So soon as this was admitted, as soon it was allowed to explain instances of non-success by the presence of neutralizing bodies, Mesmer no longer ran any risk of being embarrassed. Nothing prevented his announcing, in full security, “that animal magnetism could immediately cure diseases of the nerves, and mediately other diseases; that it afforded to doctors the means of judging with certainty of the origin, the nature, and the progress of the most complicated maladies; that nature, in short, offered in magnetism a universal means of curing and preserving mankind.”
Before quitting Vienna, Mesmer had communicated his systematic notions to the principal learned societies of Europe. The Academy of Sciences at Paris, and the Royal Society of London, did not think proper to answer. The Academy of Berlin examined the work, and wrote to Mesmer that he was in error.
Some time after his arrival in Paris, Mesmer tried again to get into communication with the Academy of Sciences. This society even acceded to a rendezvous. But, instead of the empty words that were offered them, the academicians required experiments. Mesmer stated—I quote his words—that it was child’s play; and the conference had no other result.
The Royal Society of Medicine, being called upon to judge of the pretended cures performed by the Austrian doctor, thought that their agents could not give a well-founded opinion “without having first duly examined the patients to ascertain their state.” Mesmer rejected this natural and reasonable proposal. He wished that the agents should be content with the word of honour and attestations of the patients. In this respect, also, the severe letters of the worthy Vicq-d’Azyr put an end to communications which must have ended unsatisfactorily.
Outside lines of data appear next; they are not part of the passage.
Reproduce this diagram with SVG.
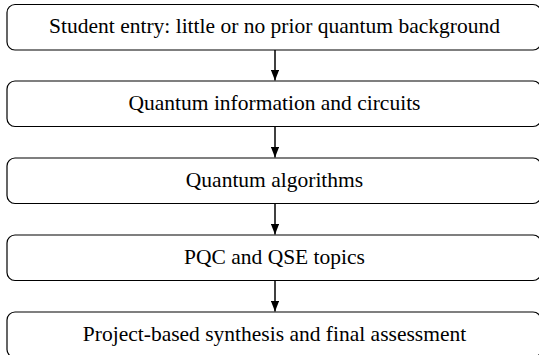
<svg xmlns="http://www.w3.org/2000/svg" width="539" height="355" viewBox="0 0 539 355">
<style>
.box{fill:#fff;stroke:#000;stroke-width:1.2}
.lbl{font-family:"Liberation Serif","Times New Roman",serif;font-size:21.5px;fill:#000;text-anchor:middle}
.arr{stroke:#000;stroke-width:1.5;fill:none}
</style>
<defs>
<marker id="ah" viewBox="0 0 10 10" refX="10" refY="5" markerWidth="11" markerHeight="8.5" markerUnits="userSpaceOnUse" orient="auto" preserveAspectRatio="none">
<path d="M0,0 L10,5 L0,10 Z" fill="#000"/>
</marker>
</defs>
<rect width="539" height="355" fill="#fff"/>
<g id="n1"><rect class="box" x="7" y="4.5" width="534" height="45.5" rx="8"/><text class="lbl" x="274.5" y="33">Student entry: little or no prior quantum background</text></g>
<g id="n2"><rect class="box" x="7" y="81" width="534" height="45.5" rx="8"/><text class="lbl" x="274.5" y="109.5">Quantum information and circuits</text></g>
<g id="n3"><rect class="box" x="7" y="158" width="534" height="45.5" rx="8"/><text class="lbl" x="274.5" y="186.5">Quantum algorithms</text></g>
<g id="n4"><rect class="box" x="7" y="235" width="534" height="45.5" rx="8"/><text class="lbl" x="274.5" y="263.5">PQC and QSE topics</text></g>
<g id="n5"><rect class="box" x="7" y="312" width="534" height="45.5" rx="8"/><text class="lbl" x="274.5" y="340.5">Project-based synthesis and final assessment</text></g>
<g id="connectors">
<line class="arr" x1="275" y1="50" x2="275" y2="80.5" marker-end="url(#ah)"/>
<line class="arr" x1="275" y1="126.5" x2="275" y2="157.5" marker-end="url(#ah)"/>
<line class="arr" x1="275" y1="203.5" x2="275" y2="234.5" marker-end="url(#ah)"/>
<line class="arr" x1="275" y1="280.5" x2="275" y2="311.5" marker-end="url(#ah)"/>
</g>
</svg>
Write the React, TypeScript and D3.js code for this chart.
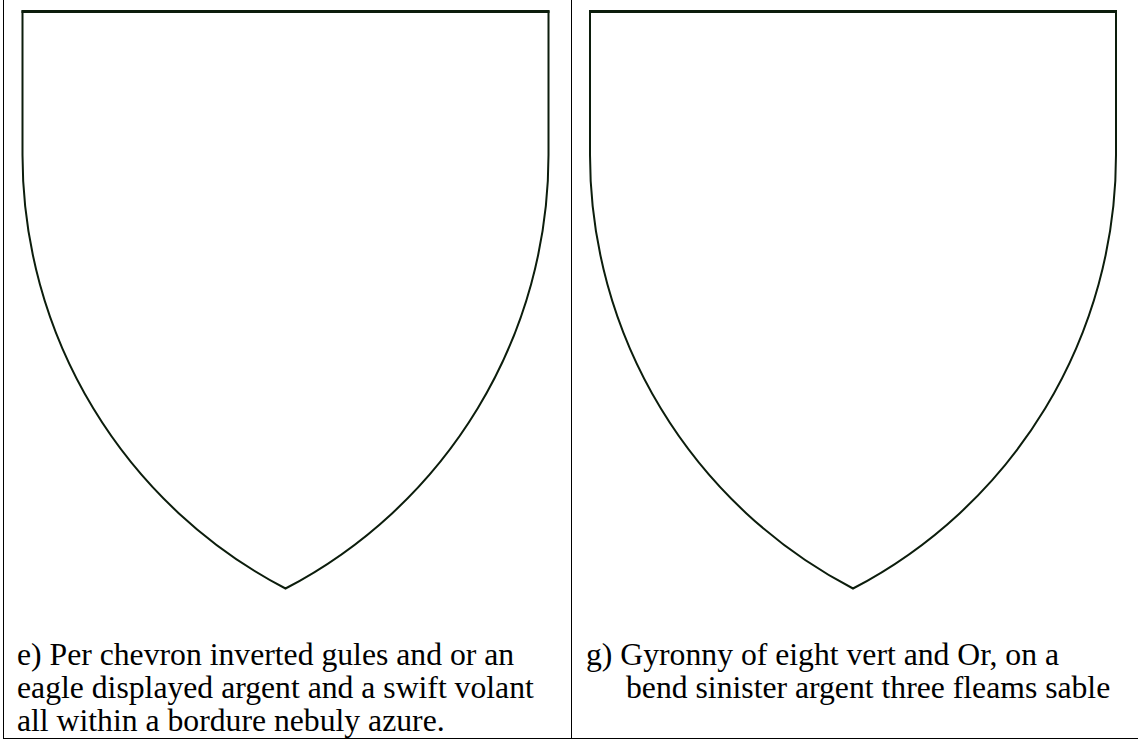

The faculty of medicine showed, we think, less wisdom. It refused to examine any thing; it even proceeded in legal form against one of its regent doctors who had associated himself, they said, with the charlatanism of Mesmer.
These barren debates evidently proved that Mesmer himself was not thoroughly sure of his theory, nor of the efficacy of the means of cure that he employed. Still the public showed itself blind. The infatuation became extreme. French society appeared at one moment divided into magnetizers and magnetized. From one end of the kingdom to the other agents of Mesmer were seen, who, with receipt in hand, put the weak in intellect under contribution.
The magnetizers had had the address to intimate that the mesmeric crises manifested themselves only in persons endowed with a certain sensitiveness. From that moment, in order not to be ranged among the insensible, both men and women, when near the rod, assumed the appearance of epileptics.
Was not Father Hervier really in one of those paroxysms of the disease when he wrote, “If Mesmer had lived contemporary with Descartes and Newton, he would have saved them much labour: those great men suspected the existence of the universal fluid; Mesmer has discovered the laws of its action”?